Культура Китая как фактор китайской политической истории
Автор: Харламова М.П.
Журнал: Форум молодых ученых @forum-nauka
Статья в выпуске: 5-3 (21), 2018 года.
Бесплатный доступ
В статье автор предлагает рассмотреть культуру Китая как фактор китайской политической истории. Актуальность данной проблемы определена возросшим влиянием Китая как на глобальные политико-экономические процессы, так и тем фактом, что в реалиях второго десятилетия XXI века именно официальный Пекин оказался в числе приоритетных партнеров Российской Федерации на международной арене, что отсутствовало как внешнеполитический фактор на протяжении более раннего периода российско-китайских отношений.
Международные отношения, политическая история, политико-экономические процессы, российско-китайские отношения, культура китая
Короткий адрес: https://sciup.org/140283007
IDR: 140283007
Текст научной статьи Культура Китая как фактор китайской политической истории
Ощутимый рост экономики Китая, происходящий параллельно с увеличением влияния Китайской Народной Республики на международные процессы, формирует запрос на всестороннее академическое рассмотрение китайской тематики с научных позиций.
Исходя из сказанного выше, невозможно оставить в стороне такой важный фактор как культура Китая, в том числе ее значение для китайской цивилизации с точки зрения политической истории. Строго говоря, китайская политическая система, ровно, как и внешняя политика Китая, в конечном счете, опираются на ценности и институты, сформированные на протяжении длительного развития китайской культуры, ведь их формирование проходило на протяжении колоссального хронологического периода длительностью в более чем пять тысячелетий.
Особенности китайской культурной ассимиляции: «Поднебесная» и «Варвары»
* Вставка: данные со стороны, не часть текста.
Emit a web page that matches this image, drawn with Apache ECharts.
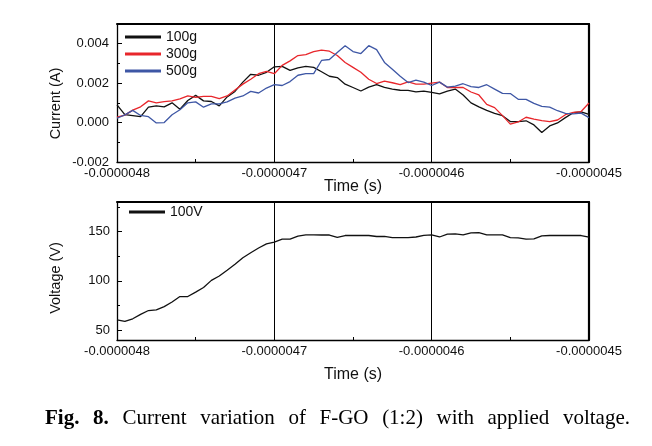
<!DOCTYPE html>
<html><head><meta charset="utf-8">
<script src="https://cdn.jsdelivr.net/npm/echarts@6/dist/echarts.min.js"></script>
<style>html,body{margin:0;padding:0;background:#fff;}#c{width:652px;height:446px;}</style>
</head><body><div id="c"></div>
<script>
// time in nanoseconds
const timeNs = [-4800,-4795,-4790,-4785,-4780,-4775,-4770,-4765,-4760,-4755,
  -4750,-4745,-4740,-4735,-4730,-4725,-4720,-4715,-4710,-4705,
  -4700,-4695,-4690,-4685,-4680,-4675,-4670,-4665,-4660,-4655,
  -4650,-4645,-4640,-4635,-4630,-4625,-4620,-4615,-4610,-4605,
  -4600,-4595,-4590,-4585,-4580,-4575,-4570,-4565,-4560,-4555,
  -4550,-4545,-4540,-4535,-4530,-4525,-4520,-4515,-4510,-4505,-4500];
// current in mA (converted to A for plotting)
const current100g = [0.90,0.40,0.35,0.30,0.78,0.85,0.80,1.00,0.68,1.12,
  1.38,1.10,1.07,0.85,1.30,1.58,2.05,2.45,2.40,2.55,
  2.83,2.85,2.65,2.78,2.85,2.80,2.58,2.35,2.28,1.95,
  1.78,1.60,1.80,1.92,1.78,1.70,1.64,1.63,1.56,1.60,
  1.53,1.46,1.60,1.70,1.40,1.00,0.80,0.62,0.47,0.35,
  0.05,0.05,0.09,-0.12,-0.50,-0.17,-0.02,0.25,0.50,0.54,0.42];
const current300g = [0.27,0.38,0.63,0.80,1.10,1.00,1.06,1.10,1.20,1.35,
  1.28,1.33,1.33,1.22,1.35,1.65,1.95,2.20,2.48,2.60,
  2.48,2.90,3.13,3.40,3.45,3.60,3.68,3.62,3.40,3.05,
  2.80,2.55,2.20,1.98,2.10,2.02,1.92,2.06,1.95,1.95,
  2.00,2.05,1.78,1.78,1.78,1.55,1.40,0.92,0.76,0.35,
  -0.08,0.03,0.27,0.18,0.10,0.05,0.13,0.40,0.52,0.56,0.99];
const current500g = [0.22,0.39,0.62,0.36,0.30,-0.02,0.00,0.40,0.65,1.00,
  1.05,0.78,0.95,0.95,1.05,1.24,1.35,1.58,1.50,1.75,
  1.92,1.88,2.08,2.40,2.48,2.48,3.15,3.20,3.55,3.90,
  3.60,3.50,3.90,3.70,3.05,2.70,2.35,2.03,2.15,2.05,
  1.88,2.05,1.80,1.85,1.97,1.82,1.78,1.92,1.70,1.48,
  1.47,1.18,1.18,0.97,0.82,0.78,0.60,0.47,0.44,0.48,0.25];
const voltage100V = [60.4,58.8,61.5,66.0,69.9,70.5,73.9,78.5,84.1,84.1,
  88.6,93.3,100.5,104.9,110.8,116.8,123.4,128.5,133.3,137.5,
  139.3,142.3,142.3,145.3,146.7,146.7,146.5,146.5,144.2,146.0,
  146.0,146.0,146.0,145.0,145.2,143.9,143.9,143.9,144.5,146.2,
  146.7,144.5,147.5,147.6,146.7,148.6,148.9,146.7,146.7,146.7,
  143.9,143.6,142.3,142.5,145.7,146.0,146.0,146.0,146.0,146.0,144.3];
const xTickValues = [-4800,-4700,-4600,-4500];
const currentTickLabels = ['-0.002','0.000','0.002','0.004'];
const voltageTickLabels = [50,100,150];
const captionWords = [['Fig.',true],['8.',true],['Current',false],['variation',false],['of',false],
  ['F-GO',false],['(1:2)',false],['with',false],['applied',false],['voltage.',false]];

const SANS = '"Liberation Sans", Arial, sans-serif';
const SERIF = '"Liberation Serif", "Times New Roman", serif';
const chart = echarts.init(document.getElementById('c'), null, {renderer:'canvas'});
const toPairs = (arr, scale) => timeNs.map((t,i)=>[t, arr[i]*scale]);
const xLabelFmt = v => (v*1e-9).toFixed(7);

function mainX(gi){
  return {gridIndex:gi,type:'value',position:'bottom',min:-4800,max:-4500,interval:100,
    axisLine:{onZero:false,lineStyle:{color:'#000',width:1.3}},
    axisTick:{inside:true,length:5,lineStyle:{color:'#000',width:1}},
    minorTick:{show:true,splitNumber:2,length:3,lineStyle:{color:'#000',width:1}},
    splitLine:{show:true,lineStyle:{color:'#000',width:1}},
    axisLabel:{margin:5,fontSize:13,color:'#111',fontFamily:SANS,formatter:xLabelFmt}};
}
function borderX(gi){
  return {gridIndex:gi,type:'value',position:'top',min:0,max:1,
    axisLine:{onZero:false,lineStyle:{color:'#000',width:2}},axisTick:{show:false},axisLabel:{show:false},splitLine:{show:false}};
}
function borderY(gi){
  return {gridIndex:gi,type:'value',position:'right',min:0,max:1,
    axisLine:{onZero:false,lineStyle:{color:'#000',width:2.2}},axisTick:{show:false},axisLabel:{show:false},splitLine:{show:false}};
}

// caption layout (justified)
const cv = document.createElement('canvas').getContext('2d');
const capLeft = 45, capRight = 630;
let widths = captionWords.map(([w,b])=>{cv.font=(b?'bold ':'')+'21px '+SERIF;return cv.measureText(w).width;});
const gap = (capRight-capLeft-widths.reduce((a,b)=>a+b,0))/(captionWords.length-1);
let cx = capLeft;
const captionEls = captionWords.map(([w,b],i)=>{
  const el = {type:'text',left:cx,top:408,style:{text:w,fontSize:21,fontFamily:SERIF,fontWeight:b?'bold':'normal',fill:'#000'}};
  cx += widths[i]+gap; return el;
});

chart.setOption({
  animation:false,
  backgroundColor:'#fff',
  grid:[{left:117,top:24,width:472,height:138},{left:117,top:202,width:472,height:138}],
  legend:[
    {data:['100g','300g','500g'],left:125,top:30,orient:'vertical',padding:0,icon:'rect',itemWidth:36,itemHeight:3,itemGap:3,
     textStyle:{fontSize:14,color:'#111',fontFamily:SANS}},
    {data:['100V'],left:129,top:205,padding:0,icon:'rect',itemWidth:36,itemHeight:3,
     textStyle:{fontSize:14,color:'#111',fontFamily:SANS}}
  ],
  xAxis:[mainX(0),borderX(0),mainX(1),borderX(1)],
  yAxis:[
    {gridIndex:0,type:'value',position:'left',min:-0.002,max:0.005,interval:0.002,
     axisLine:{show:true,onZero:false,lineStyle:{color:'#000',width:1.3}},
     axisTick:{show:true,inside:true,length:5,lineStyle:{color:'#000'}},
     splitLine:{show:false},
     axisLabel:{margin:8,fontSize:13,color:'#111',fontFamily:SANS,showMaxLabel:false,
       formatter:v=>{const s=v.toFixed(3);return currentTickLabels.indexOf(s)>=0?s:'';}}},
    {gridIndex:0,type:'value',position:'left',min:-0.002,max:0.005,interval:0.001,
     axisLine:{show:false,onZero:false},axisTick:{show:true,inside:true,length:3,lineStyle:{color:'#000'}},
     axisLabel:{show:false},splitLine:{show:false}},
    borderY(0),
    {gridIndex:1,type:'value',position:'left',min:40,max:180,
     axisLine:{show:true,onZero:false,lineStyle:{color:'#000',width:1.3}},
     axisTick:{show:true,inside:true,length:5,lineStyle:{color:'#000'},customValues:voltageTickLabels},
     splitLine:{show:false},
     axisLabel:{margin:7,fontSize:13,color:'#111',fontFamily:SANS,customValues:voltageTickLabels}},
    {gridIndex:1,type:'value',position:'left',min:40,max:180,
     axisLine:{show:false,onZero:false},axisTick:{show:true,inside:true,length:3,lineStyle:{color:'#000'},customValues:[75,125,175]},
     axisLabel:{show:false},splitLine:{show:false}},
    borderY(1)
  ],
  series:[
    {name:'100g',type:'line',xAxisIndex:0,yAxisIndex:0,data:toPairs(current100g,1e-3),symbol:'none',color:'#111',lineStyle:{width:1.3,color:'#111'}},
    {name:'300g',type:'line',xAxisIndex:0,yAxisIndex:0,data:toPairs(current300g,1e-3),symbol:'none',color:'#e8262b',lineStyle:{width:1.3,color:'#e8262b'}},
    {name:'500g',type:'line',xAxisIndex:0,yAxisIndex:0,data:toPairs(current500g,1e-3),symbol:'none',color:'#3e57a5',lineStyle:{width:1.3,color:'#3e57a5'}},
    {name:'100V',type:'line',xAxisIndex:2,yAxisIndex:3,data:toPairs(voltage100V,1),symbol:'none',color:'#111',lineStyle:{width:1.3,color:'#111'}}
  ],
  graphic:[
    {type:'text',x:55.5,y:103.5,rotation:Math.PI/2,style:{text:'Current (A)',fontSize:14.5,fontFamily:SANS,fill:'#111',align:'center',verticalAlign:'middle'}},
    {type:'text',x:56,y:278,rotation:Math.PI/2,style:{text:'Voltage (V)',fontSize:14.5,fontFamily:SANS,fill:'#111',align:'center',verticalAlign:'middle'}},
    {type:'text',x:353,y:187,style:{text:'Time (s)',fontSize:16,fontFamily:SANS,fill:'#111',align:'center',verticalAlign:'middle'}},
    {type:'text',x:353,y:375,style:{text:'Time (s)',fontSize:16,fontFamily:SANS,fill:'#111',align:'center',verticalAlign:'middle'}}
  ].concat(captionEls)
});
</script></body></html>
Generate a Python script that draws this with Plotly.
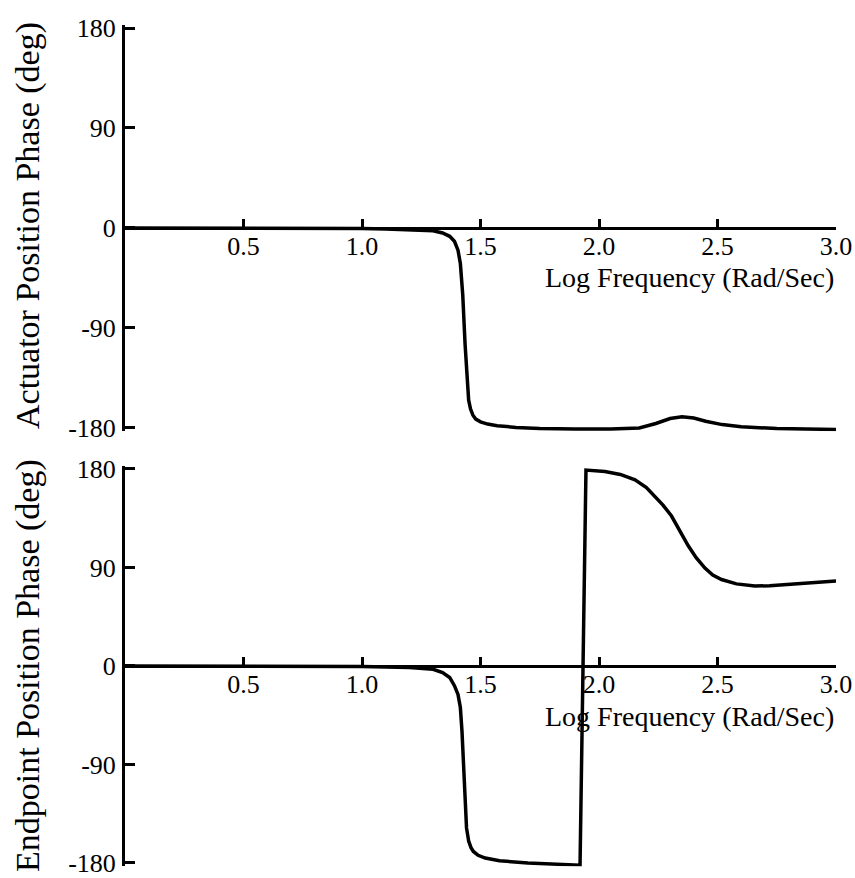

Авторитетный американский политолог Збигнев Камош Бжезинский в рамках фундаментального труда «Великая шахматная доска: Господство
Америки и ее геостратегические императивы»1 справедливо отметил, что на протяжении большей части своей политической истории китайская цивилизация не сталкивалась с противниками равными или превосходящими Китай по силе, развитию и/или влиянию.
Исключения из этого правила, безусловно, имели место: так, например, Великобритания в рамках так называемых «Опиумных войн» середины XIX столетия нанесла чувствительное поражение Китаю, а во второй четверти уже XX столетия Японская империя осуществила оккупацию восточных и северо-восточных китайских провинций.
Обозначенное выше обстоятельство является одним из стержневых основ для выработки со стороны китайской цивилизации особого отношения к соседям Китая: китайская сторона перманентно рассматривала своих соседей именно как «варваров»2, живущих вне территории «Поднебесной», то есть территории, на которую распространялась власть китайских императоров, провозглашенных не иначе как «представителей Неба» на земле.
Важно отметить, что последовательное рассмотрение Китая как «Поднебесной» не было сугубо политической пропагандой3 , так как этот тезис имел, прежде всего, религиозное происхождение, непосредственно из конфуцианского учения, в рамках которого Китай, строго говоря, отождествляется со всем земным миром, управляемым китайским императором.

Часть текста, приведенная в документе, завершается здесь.